The boards were supposed to get funds from the federal government in lieu of the octroi tax they had to forgo. Now they say these funds are not received regularly and, hence, they have no alternative but to tax the civil population.
So the small roads that once had metalled surfaces are in tatters. The sewerage eruption is frequent. And the water supply system is unimaginably abysmal. When people living in areas governed by the city government lament that they have not received water for a week, the cantonment board residents may be surprised. “Really? Just for one week. We hardly receive water for 12 days in as many months!”
The Clifton cantonment board is the best off of the six. But it cannot pay judicious attention to its developed areas of Clifton and Gizri and neglected areas of Punjab Colony, Delhi Colony, Neelum Colony, etc, falling under its jurisdiction.
The worst is the area under the control of the Cantonment Board, Korangi Creek. A brief visit to the area may show the apathy of the men in whose hands its administration is. Wherever there is an open plot, it is filled with rainwater mixed with sewage from overloaded and leaking sewers. Naturally, the residents are attacked by swarms of flies during the day and those of mosquitoes at night. The roads are simply impassable except for the tankers which rumble through with supply of brackish water and charge at will.
This also speaks of the water shortage problem this locality suffers from. It does have its water supply system. But the lines have mostly rusted and stopped carrying water. Then there is its tanker supply system. The offices of the board are located five kilometres away from the locality. A consumer has to go to the office in the morning to get a slip of paper for a payment of Rs75. Only 20 slips are issued daily. If the number of people exceeds 20, they are sent home empty handed. Even if you get a slip and deposit it, water supply is not guaranteed. So, one may have to make rounds of the pumping station.

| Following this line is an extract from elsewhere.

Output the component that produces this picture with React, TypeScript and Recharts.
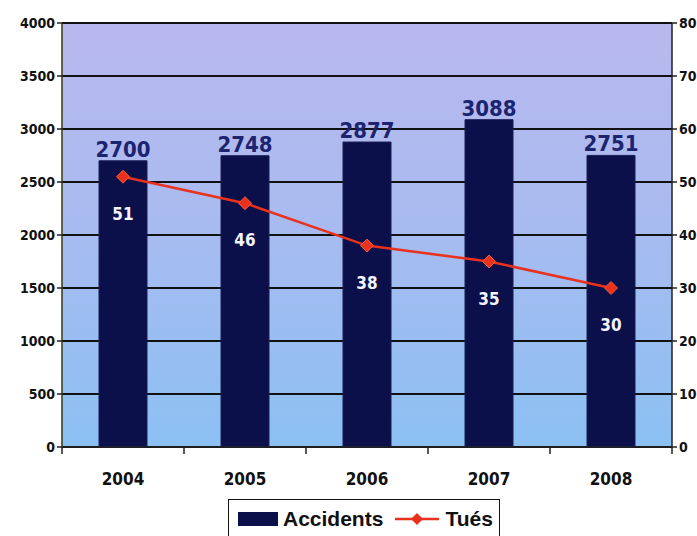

For such people a takeover by the city government will be a great relief. They believe that under the control of their elected representatives, the situation will improve considerably. They government officials are not accountable to the public. They are routinely transferred from place to place. Therefore, they do not develop an abiding interest in a certain place’s development.
Years ago, Malir’s civil population got rid of the cantonment board. Only the semi-civil area called Cantt Bazaar remains in its jurisdiction. Recently Gulistan-i-Jauhar’s water and sewerage services were transferred from the Faisal cantonment board to the city government. A similar plan had been discussed by the CBKC and the former city government. But nothing emerged. Residents say they will be happy even with the sewerage and water services going to the city government’s control.
But the question is: is the city government willing to take control of such settlements? Or, is it just interested in the posh and already developed areas?
Smiles on wheels
‘Naam hi kafi hay,’ or name alone is enough. What may this phrase mean when no name stands next to it? Well, that can be a nomenclature itself in an array of weird names such as New Classic, Hercules, Black Cobra, Shangri La, Al-Sameer, Al-Buraaq, Komal Rani, Super Shahrukh, …… And what is in a name, an inquisitive person may ask.
Of course, nothing. After all, these are all buses running between Saddar and Landhi-Korangi. Their names may tickle some funny bones when the functioning of these buses irritate those sitting within or travelling near these monsters.